The flights planning (Table 4) were applied under the conditions of cloudless and low wind speed.

Table 4 Flights planning parameters for UAV imagery system

The Pix4DMapper 4.4.12 software (Pix4D SA, Lausanne, Switzerland) [60, 61] was used to optimize the interior and exterior parameters of the images. A sparse dense cloud based on the structure-from-motion (SfM) technique and point clouds based on the multi-view stereo (MVS) with multiple control points collected were used. For 2D-RGB and 3D-RGB images, we imported the images into Pix4Dmapper, which would automatically read the position and orientation system (POS) data and the camera configuration information. Then, we set the number of matching feature points and the type of output images in the process of stitching. Finally, the DSM, DTM and Orthomosaic were outputted in different files. For 2D-MS images, its processing steps were consistent with RGB images. Moreover, the stitching of multi-spectral images needs to use the calibrated reflectance panel image taken before UAV takeoff to carry out reflectance calibration.

Extraction of plant height

The DSM and DTM output files from Pix4DMapper software were used in Equation One to obtain crop surface model (CSM). Then CSM was used to extract the plant height data in each plot by using the ROI tool in the ENVI 5.3 software (ITT Visual Information Solutions, Boulder, CO, USA) [62], and the maximum plant height of each plot was selected for subsequent data processing. The calculation equation for Equation One was as follows:

$$CSM = DSM - DTM$$
(1)

Machine learning algorithms

SVM [63] is a widely used machine learning method for classification and regression analysis, which is based on the key concepts of statistical learning theory. The basic SVM model is a linear classifier, and the maximum interval is defined in the feature space. The maximum interval refers to those sample points closest or furthest from the hyperplane in the two types of sample points, whether the sample is low-dimensional or high-dimensional. Since SVM can use kernel functions to convert highly nonlinear data into linearly separable data, so as to perform well on different data set. Overall, the SVM algorithm has great advantages in solving nonlinear, small sample and high dimensional problems. We conducted grid search based on radial basis kernel to determine the optimal values of hyperparameters C and γ, which influence the accuracy and generalisation capabilities of the SVM [64].

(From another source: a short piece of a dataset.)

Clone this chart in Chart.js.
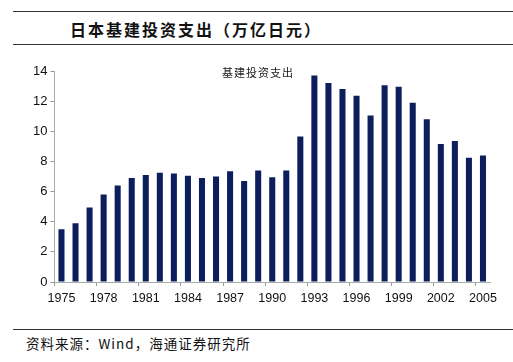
<!DOCTYPE html>
<html>
<head>
<meta charset="utf-8">
<script src="https://cdn.jsdelivr.net/npm/chart.js@4.4.0/dist/chart.umd.min.js"></script>
<style>
  body { margin: 0; background: #fff; width: 513px; height: 362px; position: relative; overflow: hidden; }
  .rule { position: absolute; left: 13px; right: 0; height: 0; border-top: 1.5px solid #333; }
  #titulo { position: absolute; left: 70px; top: 17px; font-family: "Noto Sans CJK SC"; font-weight: bold; font-size: 16px; letter-spacing: 2px; color: #111; }
  #leyenda { position: absolute; left: 222px; top: 64px; font-family: "Noto Sans CJK SC"; font-size: 11px; letter-spacing: 1px; color: #222; }
  #fuente { position: absolute; left: 26px; top: 333px; font-family: "Noto Sans CJK SC"; font-size: 13.5px; letter-spacing: 1px; color: #111; }
  #caja { position: absolute; left: 0; top: 50px; width: 513px; height: 261px; }
</style>
</head>
<body>
<div class="rule" style="top:11px"></div>
<div id="titulo">日本基建投资支出（万亿日元）</div>
<div class="rule" style="top:44px"></div>
<div id="caja"><canvas id="grafico"></canvas></div>
<div id="leyenda">基建投资支出</div>
<div class="rule" style="top:329px"></div>
<div id="fuente">资料来源：Wind，海通证券研究所</div>
<script>
// datos
const anios = ['1975','1976','1977','1978','1979','1980','1981','1982','1983','1984',
  '1985','1986','1987','1988','1989','1990','1991','1992','1993','1994',
  '1995','1996','1997','1998','1999','2000','2001','2002','2003','2004','2005'];
const inversion = [3.5, 3.9, 4.95, 5.8, 6.4, 6.9, 7.1, 7.25, 7.2, 7.05,
  6.9, 7.0, 7.35, 6.7, 7.4, 6.95, 7.4, 9.65, 13.7, 13.2,
  12.8, 12.35, 11.05, 13.05, 12.95, 11.9, 10.8, 9.15, 9.35, 8.25, 8.4];
const ticksY = [0, 2, 4, 6, 8, 10, 12, 14];

function crearGrafico() {
    const ctx = document.getElementById('grafico').getContext('2d');
    new Chart(ctx, {
        type: 'bar',
        data: {
            labels: anios,
            datasets: [{
                label: '基建投资支出',
                data: inversion,
                backgroundColor: '#0c1f5c',
                categoryPercentage: 1,
                barPercentage: 0.43
            }]
        },
        options: {
            responsive: true,
            maintainAspectRatio: false,
            animation: false,
            layout: { padding: { left: 30, right: 23, top: 21, bottom: 0 } },
            plugins: { legend: { display: false }, tooltip: { enabled: false } },
            scales: {
                x: {
                    offset: true,
                    grid: {
                        offset: true,
                        drawOnChartArea: false,
                        tickLength: 4,
                        color: (c) => (c.index % 3 === 0 ? '#999' : 'rgba(0,0,0,0)')
                    },
                    border: { color: '#aaa' },
                    ticks: {
                        autoSkip: false,
                        maxRotation: 0,
                        padding: 5,
                        color: '#111',
                        font: { family: 'Liberation Sans, Arial', size: 12.5 },
                        callback: (v, i) => (i % 3 === 0 ? anios[i] : '')
                    }
                },
                y: {
                    min: 0,
                    max: 14,
                    afterBuildTicks: (eje) => { eje.ticks = ticksY.map(v => ({ value: v })); },
                    grid: { drawOnChartArea: false, tickLength: 4, color: '#999' },
                    border: { color: '#aaa' },
                    ticks: {
                        padding: 3,
                        color: '#111',
                        font: { family: 'Liberation Sans, Arial', size: 13 }
                    }
                }
            }
        }
    });
}

document.addEventListener('DOMContentLoaded', function() {
    crearGrafico();
});
</script>
</body>
</html>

RF [65] could be regarded as a machine learning model that combines a large number of regression trees. In regression modeling tasks, the main advantages of random forests are to minimize the risk of overfitting. At the same time, the importance of all predictive variables could be divided to evaluate the contribution of each predictive variable to the model, and then eliminate redundant variables. The key step to construct RF is to split the regression tree and take the average value of all trees as the prediction result of the final output. As Yang et al. [66] set in the research, we defined and optimized two hyperparameters in the random forest algorithm: one is the number of trees (ntree is 500), the other is the number of different variables for tree node splitting (mtry is one-third of the total number of variables).

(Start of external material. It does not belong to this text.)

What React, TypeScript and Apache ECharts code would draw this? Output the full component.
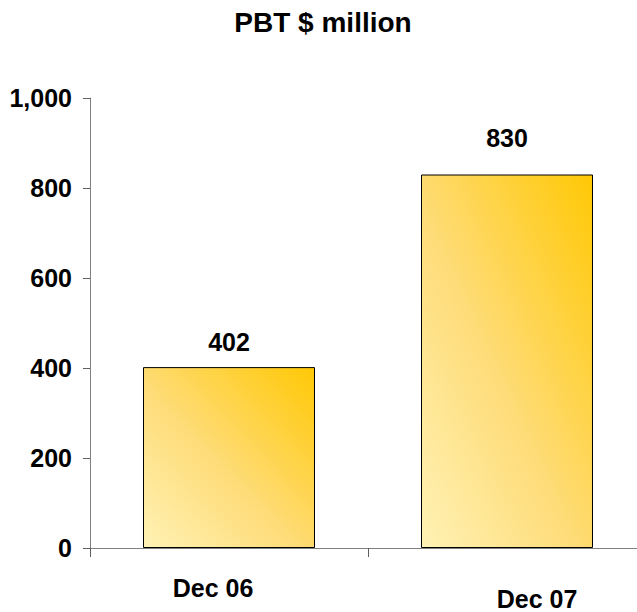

DT [67] is a tree structure applied to classification and regression. A decision tree contains one root node, several internal nodes and several leaf nodes. The root node contains a full set of samples. Each internal node represents a test on an attribute, each branch represents a test output, and each leaf node represents a category. The decision-making process of the decision tree needs to start from the root node of the decision tree. The measured data are compared with the feature nodes of the decision tree, and the next comparison branch is selected according to the comparison results until the leaf node is used as the final decision result to complete the regression. We combined cross validation and grid search to select hyperparameters of DT.

Statistical analysis

Pearson correlation and machine learning algorithms (SVM, RF, DT) were calculated to check relationship and estimation between the plant height and yield, which were completed by RStudio 4.0.2 (RStudio, Inc. Boston, USA). In cross validation, the plant height values of a single time point or a combination of multiple time points were randomly divided into five parts. Four-fifths of the samples (n = 24, plant height or yield of faba bean) were randomly selected as the modeling data set, and the other one-fifths of the samples (n = 6, plant height or yield of faba bean) were used as the validation data set. The yield estimation model was verified by the sample data of validation set, and the final results were shown by the 1:1 plot of measured and estimated values.

To evaluate the model performance, three evaluation indicators were used to determine the accuracy of the yield estimation, namely the coefficient of determination (R2), root-mean-square error (RMSE), and normalized root-mean-square error (NRMSE) [48]. The calculation equations for these parameters are given as follows:

$$R^{2} = 1 - \sum\nolimits_{i = 1}^{n} {\left( {x_{i} - y_{i} } \right)^{2} } /\sum\nolimits_{i = 1}^{n} {\left( {x_{i} - \overline{x} } \right)^{2} }$$
(2)
$$RMSE = \sqrt {\sum\nolimits_{i = 1}^{n} {\left( {y_{i} - x_{i} } \right)^{2} } /n}$$
(3)
$$NRMSE = RMSE/\overline{x}$$
(4)

Where xi is plant height or plant yield of faba bean, \({\overline{\text{x}}}\) is the average plant height or yield, yi is the plant height or yield predicted by the model, and n is the number of data points.